Edward Joseph Flanagan

In Nebraska Notables by admin

Edward Joseph Flanagan was born in rural west central Ireland. He was the eighth of eleven children, a gifted, frail child who often devoted the long hours of tending his family’s sheep and cattle and reading and prayer. Although poor, his parents were determined to provide Edward with education sufficient for him to become a priest.

Father Flanagan emigrated to America in 1904, with his sister, Nellie, and brother, Patrick. He stayed with his mother’s relatives until he began his studies at Mount St. Mary’s Seminary in Emmitsburg, Maryland. He graduated with honors from Mount St. Mary’s College in 1906, with an A.B. degree that qualified him for entrance in Dunwoodie Seminary in Yonkers as a seminarian for the Archdiocese of New York.

In the first year of Father Flanagan’s studies he contracted double pneumonia and because of his weak lungs was unable to fully recover and was told by the doctors he would have to leave the seminary for at least a year. He moved to Omaha, Nebraska in 1907, to live with his brother, Father P.A. (Patrick) Flanagan, so that his sister, Nellie, who was Father P.A.’s housekeeper, could nurse her younger brother back to health.

In August of 1907, after a complete rest, he sailed for Italy. In Rome he took classes at the Gregorian University, but when the Roman winter set in he became sick again and had to return to America.

He re-joined his family in Omaha, resting and recuperating until he was strong enough to work. He found a job as an accountant with the Cudahy Packing Company where he worked until his restored health allowed him to resume to his seminary studies. In 1909, Father Flanagan traveled to Innsbruck, Austria to complete his studies at the Royal Imperial Leopold Francis University where he was ordained in 1912. His first mass was in St. Ignatius Church in Innsbruck.
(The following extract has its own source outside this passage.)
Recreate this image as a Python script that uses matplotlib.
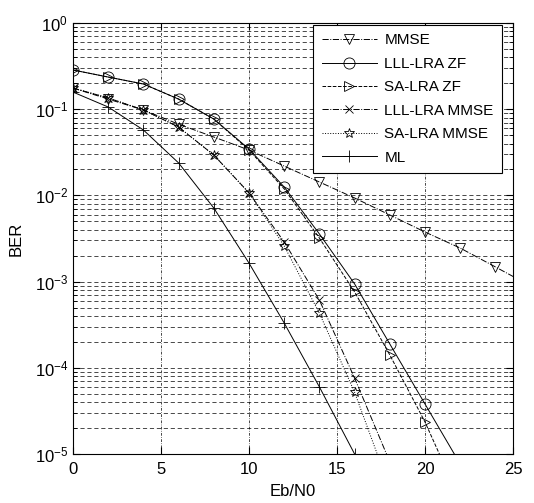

Soon after his ordination, he returned to America and followed his brother Pat as assistant pastor to the Irish community at St. Patrick’s Church in O’Neill, Nebraska. Because he had worked briefly as an accountant for a meatpacking firm in Omaha, Father Flanagan accepted a pastoral appointment at St. Patrick’s Parish in one of the city’s most impoverished neighborhoods. At 6:00 p.m. on Easter Sunday 1913, a violent tornado struck Omaha, destroying one third of the city. The morning after the tragedy, Father Flanagan was out with mortician Leo Hoffman picking up the bodies of the dead and making arrangements for their decent burial. The tornado left 155 people killed, hundreds homeless, and fathers of families without work.

After the catastrophic drought of 1913, German and Irish migrants were left without work. Flanagan worked tirelessly for five years to provide the homeless men shelter and food, but he became convinced that long-term correction of the problem had to begin with saving the youth, specifically the boys he saw wandering the streets. In 1917, with a ninety-dollar loan from a pawnbroker, Flanagan opened an orphanage for boys, determined to provide them not only food and shelter but also education, vocational training and moral instruction.

Over time, Father Flanagan was able to purchase a farm about ten miles west of Omaha which would offer a place for boys and young men to live. The farm provided the boys with a way to grow their own food, and the large open fields were perfect for baseball, football and track fields. With the help of business and religious leaders, as well as the citizens of Omaha, Father Flanagan was able to enlarge his new Boys Town to include a five-story brick building, which would house the classrooms, dining hall, gym, dormitory, chapel and infirmary (hospital).

By 1930, Boys Town was home to 280 boys and a new $400,000 building was underway to house the trade school, faculty offices, and gym. During this time, people became aware of the success of Boys Town through Father Flanagan’s radio shows and the Boys Town choir. In 1938, a movie about Father Flanagan called Boys Town made him even more famous.

In the early 21st century, Boys Town was home to over five hundred boys and girls who live in seventy family-style homes. Besides their schooling, these boys and girls receive heath care, including help for those with severe behavioral and emotional problems.

In 1977, the Boys Town National Research Hospital opened to provide clinical and surgical services to more than forty-thousand children and families across the United States.